Shifting demographics of aspirants has also played a part. “Back in the day, most civil servants used to be recruited from urban centres, so the IFS was up there in their preferences. Now, with several officers being recruited from tier-2 or tier-3 cities, IFS does not command the same attention,” the officer said.
Moreover, with policy making becoming globalised, every service offers the opportunity to travel abroad, thus taking away the exclusive attraction of the IFS.
Problem needs attention soon
Be it the lack of political or bureaucratic will, or the absence of interest among civil service aspirants, what is obvious is the deep impact of the under-staffed cadre on India’s foreign policy ambitions.
“In the last few years, India’s foreign policy ambitions have grown at a much greater pace than its capacity has,” argued Pant. “For example, you want to increase India’s footprint in Africa, but where is the manpower for it?”
This is also a decades-old problem. In 1964, MEA official Rajeshwar Dayal had observed that only 13 IFS officers were being recruited every year. Tharoor, in his 1982 book Reasons of State: Political Development and India’s Foreign Policy under Indira Gandhi, 1966-1977, had argued that New Delhi’s foreign policymaking capacity was acutely low.
In 2016, former foreign secretary Shivshankar Menon, who was India’s National Security Advisor until May 2014, wrote in his book Choices: Inside the Making of India’s Foreign Policy: “India has serious capacity issues in the implementation of foreign policy and lacks the institutional depth to see policy through.”
But in the 50-plus years between Dayal and Menon’s observations, nothing has prompted capacity expansion at the MEA.
“The change is being made rather reluctantly,” Pant argued. “They say it is being done gradually but what you do is add two-odd positions here and there, because the bureaucracy does not really want to tweak the system meaningfully.”
Yet, it is not just a numbers problem. India’s foreign policy apparatus is in dire need of holistic reform, experts say.
“If India has to expand its international profile, it needs a much larger number of diplomats,” argued Arun Singh, former Indian ambassador to the United States. “And it is not just the number of officers, but also the number of well-trained officers. You need officers who are trained in technology, trade, etc. and not just in traditional diplomacy.”
K.C. Singh, meanwhile, spoke of the need to increase the number of officers at mid-levels through lateral recruitment.
“You cannot rely on civil service recruitment alone…If you recruit them now, it will take them at least 15 years to be in key roles,” he said. “There should instead be lateral recruitments… During my time, for example, we roped in an officer from an oil PSU to manage India’s oil diplomacy. We did not create a new post for him since he came with his earlier post… So, there is always scope for innovative means.”
Singh’s idea of lateral recruitment has been proposed several times over, but has not quite been institutionalised.

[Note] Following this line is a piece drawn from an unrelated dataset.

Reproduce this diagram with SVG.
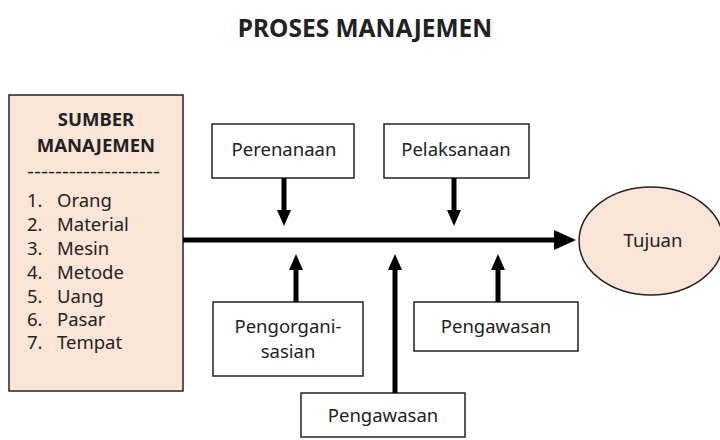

“In the Standing Committee report, we had argued that India needs lateral entry into the foreign service, and at the same time, needs to conduct a separate UPSC exam for the IFS,” said Tharoor.
“The truth is that a lot of diplomats we produce don’t have the aptitude to be diplomats,” he added. “At a time when one needs expertise in climate change, global trade, etc., we cannot only be relying on generalists to articulate India’s point of view to the world.”
While the MEA has, in the last few years, started engaging consultants from the academia for its Policy Planning and Research Division, experts say more domain expertise is needed.
“India needs trained and skilful IFS officers for some of the future challenges as it chalks a strategy for groupings like Indo-Pacific and the Quad that call for specialised training,” said one of the unnamed MEA officials quoted above.
“In today’s world, with growing Chinese influence, the demand for highly skilled diplomatic corps in the neighbourhood, especially in countries like Bangladesh, Nepal and Pakistan, is huge. But India simply is unable to fulfil it.”